How The Condom King Made It Normal To Talk About Birth Control

This is the condom King

Mechai Viravaidya is a politician and activist from Thailand who in the 1970s realised that Thailand needed to reduce its population, the average family had 7 children and they didn’t have the ability to control the size of their family.

There were two problems:

  1. Most people didn’t have (or know about) basic birth control

  2. People were uncomfortable talking about sex.

And so Mechai started the most amazing educational campaigns of all time.

The idea was simple: If people became more comfortable talking about condoms they would be more likely to talk about family planning.

Here’s what they did

They held condom-blowing competitions

A monk-blessed condoms

Hello there

Cops gave out condoms (he called it the cop and rubber program)

Taxi Drivers gave out condoms

Condoms became hair bands, clothing and phone carriers (”for the rainy season).

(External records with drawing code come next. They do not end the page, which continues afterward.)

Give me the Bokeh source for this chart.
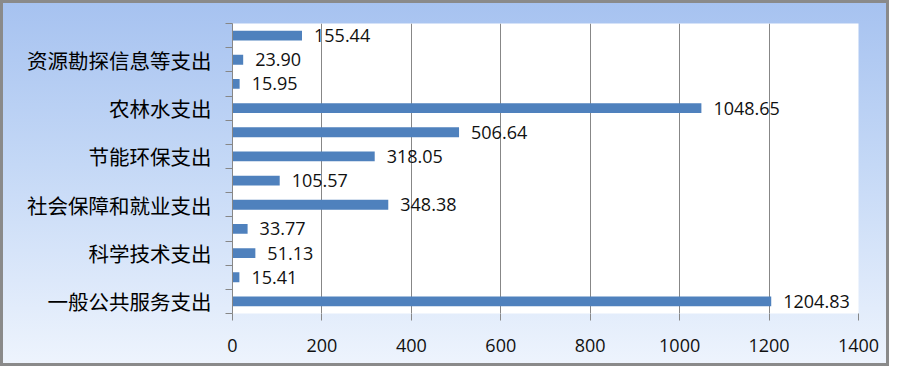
from bokeh.plotting import figure
from bokeh.models import FixedTicker, Range1d, ColumnDataSource
from bokeh.core.properties import value
from bokeh.embed import file_html
from bokeh.resources import INLINE

# Data (bottom to top)
bar_values = [1204.83, 15.41, 51.13, 33.77, 348.38, 105.57, 318.05, 506.64, 1048.65, 15.95, 23.90, 155.44]
axis_labels = ["一般公共服务支出", "科学技术支出", "社会保障和就业支出", "节能环保支出", "农林水支出", "资源勘探信息等支出"]
x_ticks = [0, 200, 400, 600, 800, 1000, 1200, 1400]

positions = [i + 0.5 for i in range(len(bar_values))]
label_positions = [positions[2 * k] for k in range(len(axis_labels))]
value_texts = ["%.2f" % v for v in bar_values]

src = ColumnDataSource(dict(y=positions, right=bar_values, txt=value_texts))

GRAY = "#878787"
p = figure(width=889, height=366, output_backend="svg", toolbar_location=None,
           x_range=Range1d(0, 1400), y_range=Range1d(0, len(bar_values)),
           min_border_left=232, min_border_right=31, min_border_top=23, min_border_bottom=53)
p.border_fill_alpha = 0
p.background_fill_color = "white"
p.outline_line_color = None
p.styles = {"background": "linear-gradient(to bottom, #a6c2f0 0%, #c4d8f6 45%, #eef4fd 100%)",
            "box-shadow": "inset 0 0 0 3px #8a8a8a"}

p.hbar(y="y", left=0, right="right", height=0.41, source=src, color="#4f81bd", line_color=None)
p.text(x="right", y="y", text="txt", source=src, x_offset=12, text_align="left", text_baseline="middle",
       text_font=value("Open Sans"), text_font_size="18px", text_color="#111111")

# x axis
p.xaxis.ticker = FixedTicker(ticks=x_ticks)
p.xaxis.axis_line_color = None
p.xaxis.major_tick_line_color = GRAY
p.xaxis.major_tick_out = 7
p.xaxis.major_tick_in = 0
p.xaxis.minor_tick_line_color = None
p.xaxis.major_label_standoff = 18
p.xaxis.major_label_text_font = "Open Sans"
p.xaxis.major_label_text_font_size = "18px"
p.xaxis.major_label_text_color = "#111111"

p.xgrid.ticker = FixedTicker(ticks=x_ticks)
p.xgrid.grid_line_color = GRAY
p.ygrid.grid_line_color = None

# y axis
p.yaxis.ticker = FixedTicker(ticks=label_positions, minor_ticks=list(range(len(bar_values) + 1)))
p.yaxis.major_label_overrides = {pos: lbl for pos, lbl in zip(label_positions, axis_labels)}
p.yaxis.axis_line_color = GRAY
p.yaxis.major_tick_line_color = None
p.yaxis.major_tick_out = 0
p.yaxis.major_tick_in = 0
p.yaxis.minor_tick_line_color = GRAY
p.yaxis.minor_tick_out = 7
p.yaxis.minor_tick_in = 0
p.yaxis.major_label_standoff = 14
p.yaxis.major_label_text_font = "Noto Sans CJK SC"
p.yaxis.major_label_text_font_size = "20.5px"
p.yaxis.major_label_text_font_style = "normal"
p.yaxis.major_label_text_color = "#000000"

open("out.html", "w").write(file_html(p, INLINE))
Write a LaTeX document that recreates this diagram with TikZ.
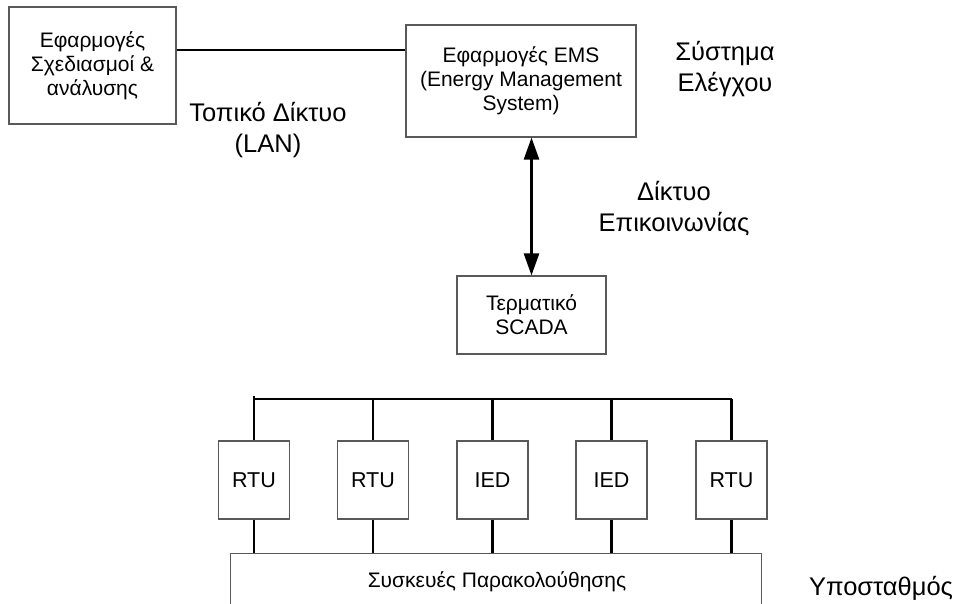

Aaaaand all of this worked!

Families went from having 7 children on average to 1.5.

Then AIDS hit Thailand.

So they started educating people about AIDS. They taught journalists, teachers, primary school students and businesses (“sick staff don’t work, dead customers don’t buy”) how AIDS spreads and how to protect yourself.

They even had help from captain condom

“You need a symbol of something” - Mechai

What Happened?

Between 1991 - 2003

  • New HIV /AIDS infections dropped by 90%

  • Worked bank estimates they saved 7.7 million lives

The World Bank called Mechai’s campaign “one of the most successful and effective family planning programs in the world.”

Key Idea:

  • The golden rule of behavioural change is this: make it easy

Cheers,

Jon

ps. Now, when people in Thailand want a condom, they don’t ask for a condom, they ask for a “Mechai”.If that’s not a success I don’t know what is.

“Let the next Olympics save some lives, why just run around?”